On the first weekend, she had stayed in her room, much as she had done all her life in high school. A member of the Christian Union, she had enjoyed her own company, often in contemplative prayer and study. She was a prefect and often led prayers at school assembly.

During the second week, she met some “city girls” who were fellow students, and who had established deep roots in the city. They easily persuaded her to go out with them the following week, and that was the beginning of the slippery slope, out of which she could not pull herself!

At first it was much teasing about her way of dressing and in general the way she carried herself. She was told that she was now at university, free from the rules of the headmistress, and away from the watchful eye of her mother, that she had an ID, she could go anywhere she pleased and did not need the permission of anybody.
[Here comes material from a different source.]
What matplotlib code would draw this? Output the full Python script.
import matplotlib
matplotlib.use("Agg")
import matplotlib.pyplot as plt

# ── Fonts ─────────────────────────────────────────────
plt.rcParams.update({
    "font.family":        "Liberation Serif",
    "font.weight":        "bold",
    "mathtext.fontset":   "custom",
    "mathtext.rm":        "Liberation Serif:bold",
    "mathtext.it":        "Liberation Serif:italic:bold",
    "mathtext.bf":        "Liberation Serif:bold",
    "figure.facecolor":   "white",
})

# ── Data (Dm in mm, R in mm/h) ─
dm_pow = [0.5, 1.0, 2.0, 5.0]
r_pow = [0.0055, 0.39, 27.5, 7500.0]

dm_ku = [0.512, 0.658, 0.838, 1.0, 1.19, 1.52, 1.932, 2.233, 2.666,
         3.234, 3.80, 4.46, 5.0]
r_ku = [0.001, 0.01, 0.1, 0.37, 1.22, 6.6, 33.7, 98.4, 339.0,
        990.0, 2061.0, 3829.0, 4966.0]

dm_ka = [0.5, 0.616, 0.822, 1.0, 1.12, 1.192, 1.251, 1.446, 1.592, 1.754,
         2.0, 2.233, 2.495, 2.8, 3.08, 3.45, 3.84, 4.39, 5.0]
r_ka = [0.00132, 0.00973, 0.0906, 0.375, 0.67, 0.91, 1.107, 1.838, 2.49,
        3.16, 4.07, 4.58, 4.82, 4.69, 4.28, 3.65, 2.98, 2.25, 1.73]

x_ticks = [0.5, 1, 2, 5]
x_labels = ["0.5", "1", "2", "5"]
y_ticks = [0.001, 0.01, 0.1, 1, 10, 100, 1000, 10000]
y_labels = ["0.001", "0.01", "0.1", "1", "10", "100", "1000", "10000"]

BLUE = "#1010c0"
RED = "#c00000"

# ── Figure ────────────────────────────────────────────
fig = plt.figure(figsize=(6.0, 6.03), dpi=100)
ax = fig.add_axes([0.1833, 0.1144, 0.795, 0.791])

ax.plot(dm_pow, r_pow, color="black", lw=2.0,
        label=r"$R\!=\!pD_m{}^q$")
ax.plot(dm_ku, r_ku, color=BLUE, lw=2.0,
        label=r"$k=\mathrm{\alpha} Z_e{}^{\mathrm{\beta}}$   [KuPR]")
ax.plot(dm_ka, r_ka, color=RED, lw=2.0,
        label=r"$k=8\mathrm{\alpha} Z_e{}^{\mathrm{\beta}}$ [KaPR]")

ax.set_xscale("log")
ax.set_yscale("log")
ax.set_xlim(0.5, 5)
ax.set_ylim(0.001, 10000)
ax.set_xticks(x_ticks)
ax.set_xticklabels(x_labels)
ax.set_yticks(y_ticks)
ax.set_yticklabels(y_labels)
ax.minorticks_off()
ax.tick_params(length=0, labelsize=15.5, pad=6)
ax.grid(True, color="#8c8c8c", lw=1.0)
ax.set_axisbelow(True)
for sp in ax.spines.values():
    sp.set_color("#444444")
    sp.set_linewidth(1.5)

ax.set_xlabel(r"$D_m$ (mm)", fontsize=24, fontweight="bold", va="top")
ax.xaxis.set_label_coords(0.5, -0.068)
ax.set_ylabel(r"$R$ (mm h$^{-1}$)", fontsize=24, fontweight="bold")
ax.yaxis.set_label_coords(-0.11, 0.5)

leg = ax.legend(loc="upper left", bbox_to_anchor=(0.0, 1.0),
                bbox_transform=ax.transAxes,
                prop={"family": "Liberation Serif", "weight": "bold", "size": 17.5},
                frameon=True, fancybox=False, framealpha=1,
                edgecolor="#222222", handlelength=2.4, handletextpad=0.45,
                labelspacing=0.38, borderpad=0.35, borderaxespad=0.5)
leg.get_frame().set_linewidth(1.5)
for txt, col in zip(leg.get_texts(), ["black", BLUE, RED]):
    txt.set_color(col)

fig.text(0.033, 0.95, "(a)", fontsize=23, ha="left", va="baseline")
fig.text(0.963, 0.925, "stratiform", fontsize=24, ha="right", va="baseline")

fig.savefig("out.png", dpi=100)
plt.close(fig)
She was convinced (perhaps like you) that without being in the crowd, she was nothing and life would pass her by. Her “friends” reasoned that the time to have fun is while at university because after that one would get married and be under the “rule of the husband”. University was the only time one was truly free.

Soon, she tasted a glass of white wine which “gave her good sleep”. She began to enjoy the company of the city girls who seemed to be on the fast lane of life. Soon she developed a severe form of FOMO (fear of missing out). She started to feel that if any of the girls was going out, she “needed” to be there otherwise she might miss out on all the fun!
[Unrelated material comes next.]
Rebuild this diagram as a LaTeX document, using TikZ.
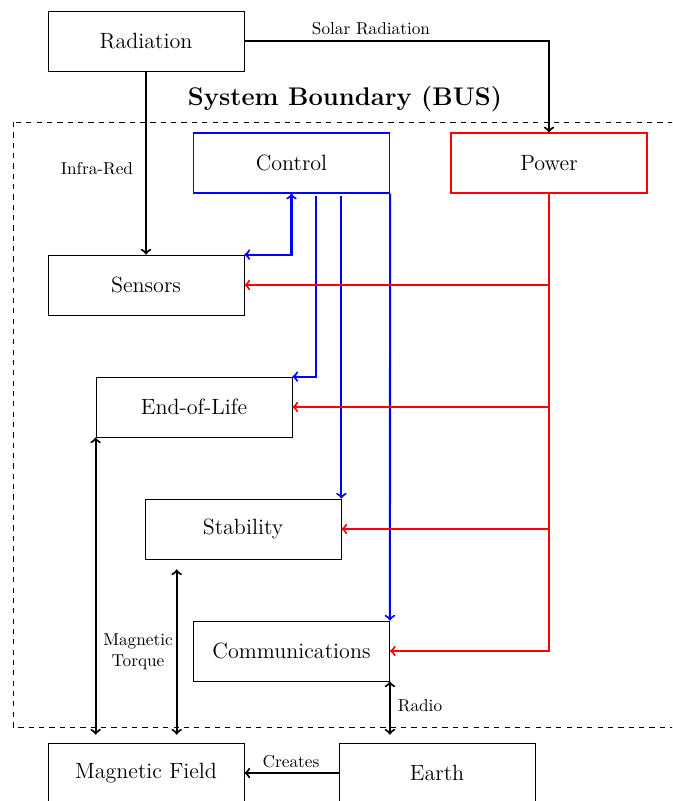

Once or twice she had missed classes because of late nights and severe headaches. The other girls seemed to cope with life on the fast lane. They did not go out as often as she did, because she was the only one who needed “validation” from all her friends. Freedom was a new toy for her. She did not know how to handle it.

One day she woke up in a lodging and had no recollection of how she got there. She had lost both her memory and her virginity. Life went from bad to worse. Now she felt she needed to get validation not only from the girls, but from boys as well. She got to “know” many of the boys, but sadly they kept moving on. In the end, the only thing that “validated” her was alcohol and cannabis. She got the help that she clearly needed.

Many weeks of therapy were followed by a return of her self-confidence, and the last we heard of her, she was in final year of her studies.